Hans Jürgen Syberberg hat - wie viele Kollegen seiner Generation - das Kino inzwischen aufgegeben und sich dem Internet zugewandt. Darin setzt sich für ihn der Film fort. Nach dem Mauerfall 1989 kaufte er in Nossendorf (Pommern) das Gutshaus zurück, in dem er 1935 zur Welt kam. Dessen Umgestaltung zur „Black Mary", zum Museum für kulturelle Verluste, ist via Webcam und eingescanter Fotos im Netz nachvollziehbar (www.syberberg.de). In diesem Alterswerk kehrt er wieder und noch konsequenter zu den Anfängen des Films zurück: In den Guckkästen der Computerbildschirme führt er - in der Totale gedrehte - digitale Filmschleifen vor. Gezeigt wird ein virtuelles Preussen, das er nachträglich vor der Zerstörung durch Hitler bewahren will.
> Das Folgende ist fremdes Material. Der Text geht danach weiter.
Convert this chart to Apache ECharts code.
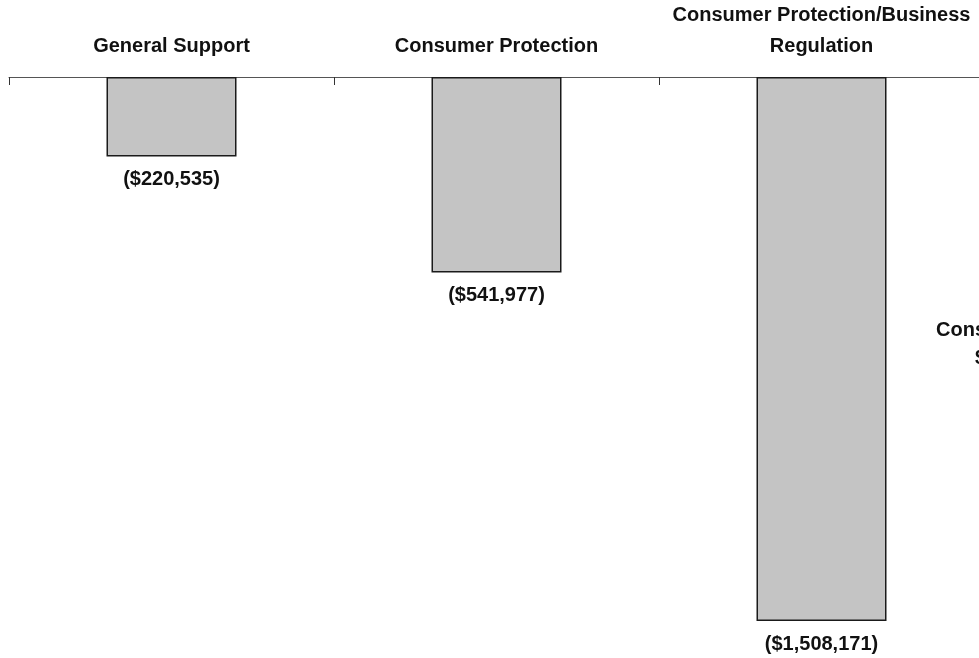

Dazu gehört auch die Renovierung der Nossendorfer Dorfkirche. Ein zerfallener Gralstempel am Ende der Welt. Dieses Dorf ist Syberbergs Filmkulisse, in der seine Erzählungen ihren letzten Platz finden. Die Menschen auf den Fotos, Syberbegs selbst, Arbeiter, Gäste usw. haben keine mythologischen Rollen mehr. Auch Amélie Syberberg nicht. Fotos von ihr, auf mancher Tagebuchseite erkennbar, sind privater Natur. Der mythologische Mehrwert, den sie im Betrachter auslösen, liegt in der Assoziation zu den beiden früheren Filmen begründet. Serezawa
 
 
(1) So die These von Autoren wie Klaus Theweleit oder Nicolaus Sombart.